The reality of it, though, is collectors have a bit of a short attention span. I'm a collector, and I understand this. When something is hot, they just consume it with such a fever that in a bizarre way, what ends up happening is almost a self-fulfilling prophecy. They buy it to such an extreme, there is a false sense of how successful it is in the stores. There is such a run on it, because you made 100,000 pieces, that all of a sudden they put in an order for 150,000-200,000 pieces because they have people lined up at the door. We all know what ends up happening then. The answer is, just because you had people lining up for 100,000, doesn't necessarily mean you order 200,000. You have to doubled the amount of people that want your product, or you now have to get twice as muc h money out of the existing 100,000 people.
So then you overcorrect. It happens to all of us.

Once you overcorrect, you have to come back. Again, at the beginning, there is that first sort of fevered pitch. If it doesn't resonate at that same level, then people think you are doing something wrong. You aren't really doing anything wrong, you just aren't keeping items at $80 on the secondary market. At the end of the day, I'm running a business here, and as a collector, I understand it. If you market anything, solely to the basis of the collector market, you will fail. Why? Because collectors, which I am one of, we have a short plan for everything. We want it now, with no regard to whether it is good to the health of that company. We saw it with trading cards. They started pandering to the collectors, and it was like "oops." As soon as the collectors got bored of it, or didn't want it, or there wasn't enough of them, you've given away your mass market business, and now you are stuck with it.

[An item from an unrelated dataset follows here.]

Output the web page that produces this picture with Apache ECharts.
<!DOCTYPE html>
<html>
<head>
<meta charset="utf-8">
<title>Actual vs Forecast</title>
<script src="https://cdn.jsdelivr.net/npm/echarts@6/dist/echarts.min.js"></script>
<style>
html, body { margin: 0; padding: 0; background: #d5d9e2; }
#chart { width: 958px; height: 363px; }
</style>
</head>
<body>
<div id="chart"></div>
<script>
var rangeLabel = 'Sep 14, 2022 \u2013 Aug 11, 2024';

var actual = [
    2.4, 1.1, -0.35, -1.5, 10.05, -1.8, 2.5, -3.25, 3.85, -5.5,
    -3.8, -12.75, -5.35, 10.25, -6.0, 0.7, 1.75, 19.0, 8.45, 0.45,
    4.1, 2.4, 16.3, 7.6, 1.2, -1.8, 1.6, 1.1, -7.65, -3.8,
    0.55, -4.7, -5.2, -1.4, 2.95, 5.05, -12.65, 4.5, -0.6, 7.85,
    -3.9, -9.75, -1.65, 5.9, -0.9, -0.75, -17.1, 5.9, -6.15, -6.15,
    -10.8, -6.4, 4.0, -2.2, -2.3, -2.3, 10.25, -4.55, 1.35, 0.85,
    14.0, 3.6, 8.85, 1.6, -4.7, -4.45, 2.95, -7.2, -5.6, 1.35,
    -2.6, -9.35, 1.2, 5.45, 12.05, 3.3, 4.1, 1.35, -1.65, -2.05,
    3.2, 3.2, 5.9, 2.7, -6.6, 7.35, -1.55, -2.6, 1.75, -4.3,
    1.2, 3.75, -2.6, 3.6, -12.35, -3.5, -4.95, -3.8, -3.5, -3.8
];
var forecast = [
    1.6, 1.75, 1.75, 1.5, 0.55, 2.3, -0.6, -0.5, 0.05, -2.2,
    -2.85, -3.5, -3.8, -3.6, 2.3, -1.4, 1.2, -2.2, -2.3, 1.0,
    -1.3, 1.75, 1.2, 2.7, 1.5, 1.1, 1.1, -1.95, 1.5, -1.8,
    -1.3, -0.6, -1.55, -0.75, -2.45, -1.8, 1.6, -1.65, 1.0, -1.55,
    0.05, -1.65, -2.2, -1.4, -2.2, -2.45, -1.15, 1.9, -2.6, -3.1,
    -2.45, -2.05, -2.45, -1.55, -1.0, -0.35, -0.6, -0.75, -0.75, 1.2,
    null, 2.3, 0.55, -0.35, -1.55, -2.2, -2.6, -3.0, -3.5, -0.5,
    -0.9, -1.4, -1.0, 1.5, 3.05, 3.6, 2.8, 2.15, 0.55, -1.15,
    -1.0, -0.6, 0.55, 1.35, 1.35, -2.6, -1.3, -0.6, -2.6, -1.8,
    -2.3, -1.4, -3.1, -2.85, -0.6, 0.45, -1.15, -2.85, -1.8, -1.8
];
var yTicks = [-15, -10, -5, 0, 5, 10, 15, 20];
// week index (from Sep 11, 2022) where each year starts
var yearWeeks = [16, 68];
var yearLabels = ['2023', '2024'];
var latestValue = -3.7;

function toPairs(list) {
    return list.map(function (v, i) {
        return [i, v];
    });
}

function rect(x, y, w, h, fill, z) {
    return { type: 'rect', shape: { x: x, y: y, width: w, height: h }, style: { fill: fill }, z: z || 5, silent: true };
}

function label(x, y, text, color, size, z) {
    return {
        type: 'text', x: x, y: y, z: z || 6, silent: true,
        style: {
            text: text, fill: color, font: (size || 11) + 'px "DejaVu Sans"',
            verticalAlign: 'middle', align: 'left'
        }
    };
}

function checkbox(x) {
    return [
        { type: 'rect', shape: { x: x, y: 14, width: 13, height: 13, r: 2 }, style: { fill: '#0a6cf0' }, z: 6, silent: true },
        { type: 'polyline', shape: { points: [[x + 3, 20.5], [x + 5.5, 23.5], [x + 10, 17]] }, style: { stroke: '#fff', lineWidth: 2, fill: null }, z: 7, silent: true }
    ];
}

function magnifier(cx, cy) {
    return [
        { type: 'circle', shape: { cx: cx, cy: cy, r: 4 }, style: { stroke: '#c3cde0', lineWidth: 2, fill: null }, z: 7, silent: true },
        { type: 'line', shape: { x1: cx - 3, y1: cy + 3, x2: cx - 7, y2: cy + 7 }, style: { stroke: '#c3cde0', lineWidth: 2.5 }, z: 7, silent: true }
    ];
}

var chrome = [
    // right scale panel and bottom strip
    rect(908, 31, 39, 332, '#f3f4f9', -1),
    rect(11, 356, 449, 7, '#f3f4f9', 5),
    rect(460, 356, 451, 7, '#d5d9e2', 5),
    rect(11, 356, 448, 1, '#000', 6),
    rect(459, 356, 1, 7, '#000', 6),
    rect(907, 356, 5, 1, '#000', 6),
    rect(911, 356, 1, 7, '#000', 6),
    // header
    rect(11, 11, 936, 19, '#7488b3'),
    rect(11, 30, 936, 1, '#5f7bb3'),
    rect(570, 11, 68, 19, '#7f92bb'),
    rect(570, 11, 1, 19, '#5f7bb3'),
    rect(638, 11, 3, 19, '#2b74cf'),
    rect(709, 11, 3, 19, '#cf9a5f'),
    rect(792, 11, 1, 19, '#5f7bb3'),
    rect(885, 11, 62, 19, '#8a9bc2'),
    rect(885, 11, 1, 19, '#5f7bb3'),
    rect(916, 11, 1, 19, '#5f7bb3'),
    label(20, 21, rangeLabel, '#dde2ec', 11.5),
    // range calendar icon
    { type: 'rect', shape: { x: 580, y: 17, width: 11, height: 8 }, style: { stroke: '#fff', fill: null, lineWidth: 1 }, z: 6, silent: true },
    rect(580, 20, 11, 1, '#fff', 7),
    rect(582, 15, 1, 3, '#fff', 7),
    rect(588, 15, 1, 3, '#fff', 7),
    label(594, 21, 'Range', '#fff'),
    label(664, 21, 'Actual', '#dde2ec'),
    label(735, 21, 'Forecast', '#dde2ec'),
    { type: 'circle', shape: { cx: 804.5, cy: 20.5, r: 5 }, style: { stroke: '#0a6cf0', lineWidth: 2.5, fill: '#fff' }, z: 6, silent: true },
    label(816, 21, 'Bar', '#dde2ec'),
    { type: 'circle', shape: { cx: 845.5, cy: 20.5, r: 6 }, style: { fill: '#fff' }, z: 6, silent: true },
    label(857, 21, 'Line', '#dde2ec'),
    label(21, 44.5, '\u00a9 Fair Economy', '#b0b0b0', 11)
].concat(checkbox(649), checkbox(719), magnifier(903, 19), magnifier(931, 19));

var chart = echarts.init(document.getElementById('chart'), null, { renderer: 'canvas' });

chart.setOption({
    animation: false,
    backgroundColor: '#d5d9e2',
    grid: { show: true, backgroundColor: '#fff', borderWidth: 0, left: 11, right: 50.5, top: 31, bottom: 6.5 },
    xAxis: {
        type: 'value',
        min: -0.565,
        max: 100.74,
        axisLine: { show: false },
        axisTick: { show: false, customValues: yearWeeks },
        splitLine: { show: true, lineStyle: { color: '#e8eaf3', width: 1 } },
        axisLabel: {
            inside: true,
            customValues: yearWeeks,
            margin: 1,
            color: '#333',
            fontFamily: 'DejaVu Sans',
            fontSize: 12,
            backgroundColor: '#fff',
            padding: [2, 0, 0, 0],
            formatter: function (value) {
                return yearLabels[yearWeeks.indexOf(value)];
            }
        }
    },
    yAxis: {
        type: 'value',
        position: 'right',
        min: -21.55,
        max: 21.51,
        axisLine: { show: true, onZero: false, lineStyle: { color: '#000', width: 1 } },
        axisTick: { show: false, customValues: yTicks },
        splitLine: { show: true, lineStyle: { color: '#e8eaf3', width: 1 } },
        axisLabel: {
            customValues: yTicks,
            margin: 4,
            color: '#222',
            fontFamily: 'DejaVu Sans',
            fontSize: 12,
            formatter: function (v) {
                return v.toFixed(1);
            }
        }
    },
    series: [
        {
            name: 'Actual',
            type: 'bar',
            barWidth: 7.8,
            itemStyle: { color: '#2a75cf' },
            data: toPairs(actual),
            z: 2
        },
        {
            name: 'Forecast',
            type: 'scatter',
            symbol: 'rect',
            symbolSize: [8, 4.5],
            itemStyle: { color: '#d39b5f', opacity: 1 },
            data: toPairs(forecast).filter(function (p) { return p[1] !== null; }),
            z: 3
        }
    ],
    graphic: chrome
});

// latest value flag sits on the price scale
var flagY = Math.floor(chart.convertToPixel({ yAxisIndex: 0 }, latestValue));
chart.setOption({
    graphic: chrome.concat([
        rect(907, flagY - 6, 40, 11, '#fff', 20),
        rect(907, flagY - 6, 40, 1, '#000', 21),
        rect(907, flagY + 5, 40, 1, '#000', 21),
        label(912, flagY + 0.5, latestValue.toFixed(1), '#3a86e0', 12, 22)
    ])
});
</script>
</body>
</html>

I've lived in the collecting market, and I grew up in comic books. A lot of the small stores and a lot of the small collector mindset is very addicting. It's all about me and my need today, with no cause as to whether there are any repercussions to it. On a big scale, some of the stores want me to make them exclusive product. But if you make them exclusive product and it sells good, guess what they want next time. They want more, or better than that, they want two. Not only do I have to try and appease the collectors, there are times when I have to say enough is enough to my big mass accounts. I have to tell them I can't give that to them, and they ask, 'Why?' I have to tell them because it's not good, I don't think it is good for the health of the market. You try to give them enough so they continue to buy the product because you don't want to make them mad. And you try to keep the numbers low enough for the collectors. But again, sometimes those two arms don't connect. I'm sure if I do this for another 40 years, you and I will probably be having the same conversation 40 years from now. There is no magic answer to it.

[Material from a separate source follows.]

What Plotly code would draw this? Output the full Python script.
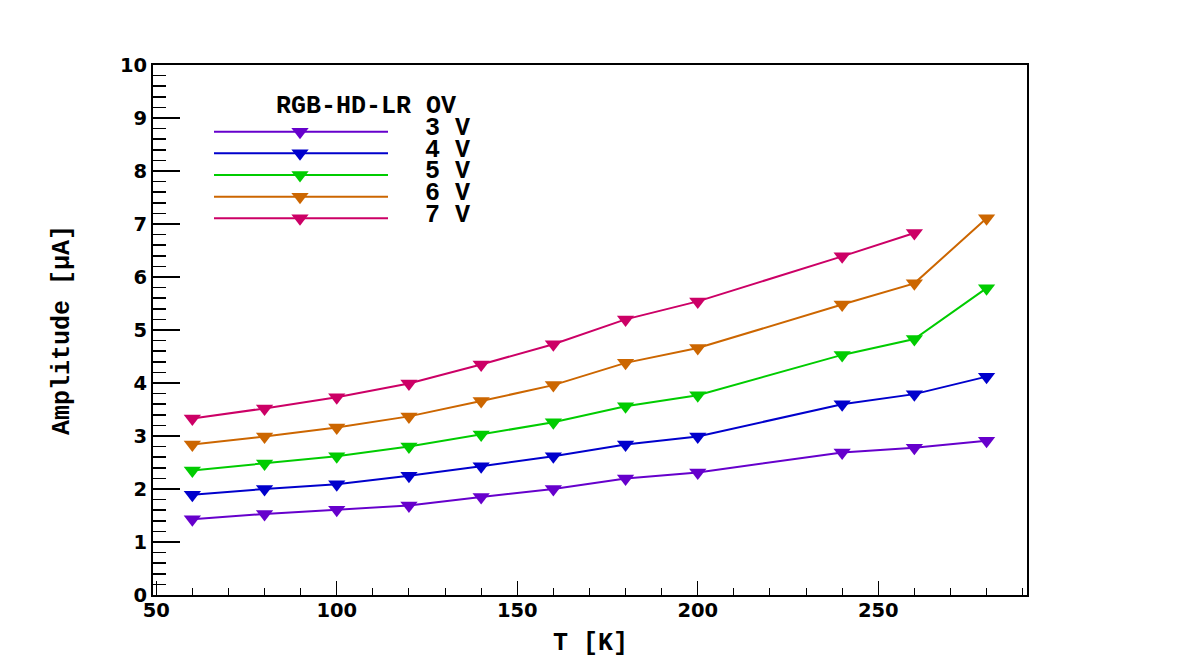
import plotly.graph_objects as go

# ---- data ----
T = [60, 80, 100, 120, 140, 160, 180, 200, 240, 260, 280]
amp_3V = [1.43, 1.53, 1.61, 1.69, 1.85, 2.00, 2.20, 2.31, 2.69, 2.78, 2.91]
amp_4V = [1.89, 2.00, 2.09, 2.25, 2.43, 2.62, 2.84, 2.99, 3.60, 3.79, 4.12]
amp_5V = [2.35, 2.48, 2.62, 2.80, 3.03, 3.26, 3.56, 3.77, 4.53, 4.83, 5.79]
amp_6V = [2.84, 2.99, 3.16, 3.37, 3.66, 3.96, 4.38, 4.66, 5.48, 5.88, 7.11]
T_7V = [60, 80, 100, 120, 140, 160, 180, 200, 240, 260]
amp_7V = [3.33, 3.52, 3.73, 3.99, 4.35, 4.73, 5.20, 5.54, 6.39, 6.83]

series_names = ["3 V", "4 V", "5 V", "6 V", "7 V"]
series_x = [T, T, T, T, T_7V]
series_y = [amp_3V, amp_4V, amp_5V, amp_6V, amp_7V]
colors = ["#6600CC", "#0000CC", "#00CC00", "#CC6600", "#CC0066"]
legend_title = "RGB-HD-LR OV"

W, H = 1182, 663
L, R, TOP, B = 153, 155, 65, 68
pw, ph = W - L - R, H - TOP - B
MK = 15  # marker size
X_RANGE = [49.1, 291.2]
Y_RANGE = [0, 10]


def px2fx(px):
    return (px - L) / pw


def py2fy(py):
    return (H - B - py) / ph


mono = dict(family="Liberation Mono", size=25, color="black", weight="bold")
sans = dict(family="DejaVu Sans", size=19.5, color="black", weight="bold")

fig = go.Figure()
for name, xs, ys, c in zip(series_names, series_x, series_y, colors):
    fig.add_trace(go.Scatter(
        x=xs, y=ys, mode="lines+markers", name=name,
        line=dict(color=c, width=2),
        marker=dict(symbol="triangle-down", size=MK, color=c, line=dict(width=0)),
        showlegend=False,
    ))

shapes = []
annotations = []

# ---- custom legend (ROOT style) ----
leg_x0, leg_x1, leg_xm, leg_text_x = 214, 388, 300, 423
leg_y0, leg_dy = 131.7, 21.65
r = MK / 2.0
rt = r * 2 / 3 ** 0.5
rs = r / 2
tri_path = f"M {-rt:.2f},{rs:.2f} L {rt:.2f},{rs:.2f} L 0,{-r:.2f} Z"
for i, (name, c) in enumerate(zip(series_names, colors)):
    yy = leg_y0 + i * leg_dy
    shapes.append(dict(type="line", xref="paper", yref="paper",
                       x0=px2fx(leg_x0), x1=px2fx(leg_x1),
                       y0=py2fy(yy), y1=py2fy(yy),
                       line=dict(color=c, width=2)))
    shapes.append(dict(type="path", xref="paper", yref="paper",
                       xsizemode="pixel", ysizemode="pixel",
                       xanchor=px2fx(leg_xm), yanchor=py2fy(yy),
                       path=tri_path, fillcolor=c, line=dict(width=0)))
    annotations.append(dict(text=name, xref="paper", yref="paper",
                            x=px2fx(leg_text_x), y=py2fy(yy - 3),
                            xanchor="left", yanchor="middle",
                            showarrow=False, font=mono))
annotations.append(dict(text=legend_title, xref="paper", yref="paper",
                        x=px2fx(365.5), y=py2fy(106.3),
                        xanchor="center", yanchor="middle",
                        showarrow=False, font=mono))

# axis titles
annotations.append(dict(text="T [K]", xref="paper", yref="paper",
                        x=0.5, y=py2fy(643), xanchor="center", yanchor="middle",
                        showarrow=False, font=mono))
annotations.append(dict(text="Amplitude [μA]", xref="paper", yref="paper",
                        x=px2fx(62), y=py2fy(330), xanchor="center", yanchor="middle",
                        textangle=-90, showarrow=False, font=mono))

fig.update_layout(
    width=W, height=H,
    margin=dict(l=L, r=R, t=TOP, b=B, pad=0),
    paper_bgcolor="white", plot_bgcolor="white",
    showlegend=False, dragmode=False,
    shapes=shapes, annotations=annotations,
    xaxis=dict(range=X_RANGE, showgrid=False, zeroline=False,
               showline=True, linecolor="black", linewidth=2, mirror=True,
               ticks="inside", ticklen=14, tickwidth=1, tickcolor="black",
               tick0=50, dtick=50, tickfont=sans, ticklabelstandoff=-3,
               minor=dict(ticks="inside", ticklen=7, dtick=10, tick0=50,
                          tickcolor="black", tickwidth=1, showgrid=False)),
    yaxis=dict(range=Y_RANGE, showgrid=False, zeroline=False,
               showline=True, linecolor="black", linewidth=2, mirror=True,
               ticks="inside", ticklen=27, tickwidth=1.5, tickcolor="black",
               tick0=0, dtick=1, tickfont=sans, ticklabelstandoff=0,
               minor=dict(ticks="inside", ticklen=13, dtick=0.2,
                          tickcolor="black", tickwidth=1.5, showgrid=False)),
)

fig.write_html("out.html", config={"staticPlot": True})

SCD: What are some of your other involvements in sports?

TM: I do a MLB.com radio show, and I do a local one here once a week. Those are just talking sports and geeking out. Having conversations over the airwaves that I would end up having with people in my office or some of my friends.

I also do some designing of jerseys and programs for various sports franchises. I do it because it is kind of cool as a fan. I have a little bit of fun with it.

I also have a minority stake in the Edmonton Oilers. If you can't actually be the player, I guess the next best thing is to have some kind of ownership. Those are the only two choices you have.

The team that was at the Little League World Series from the Phoenix area came from the league I coached in. Two of the players were from the team I helped coach. It's still sports, but it's not on a big public arena. Just being involved at the community level is just as satisfying as anything else.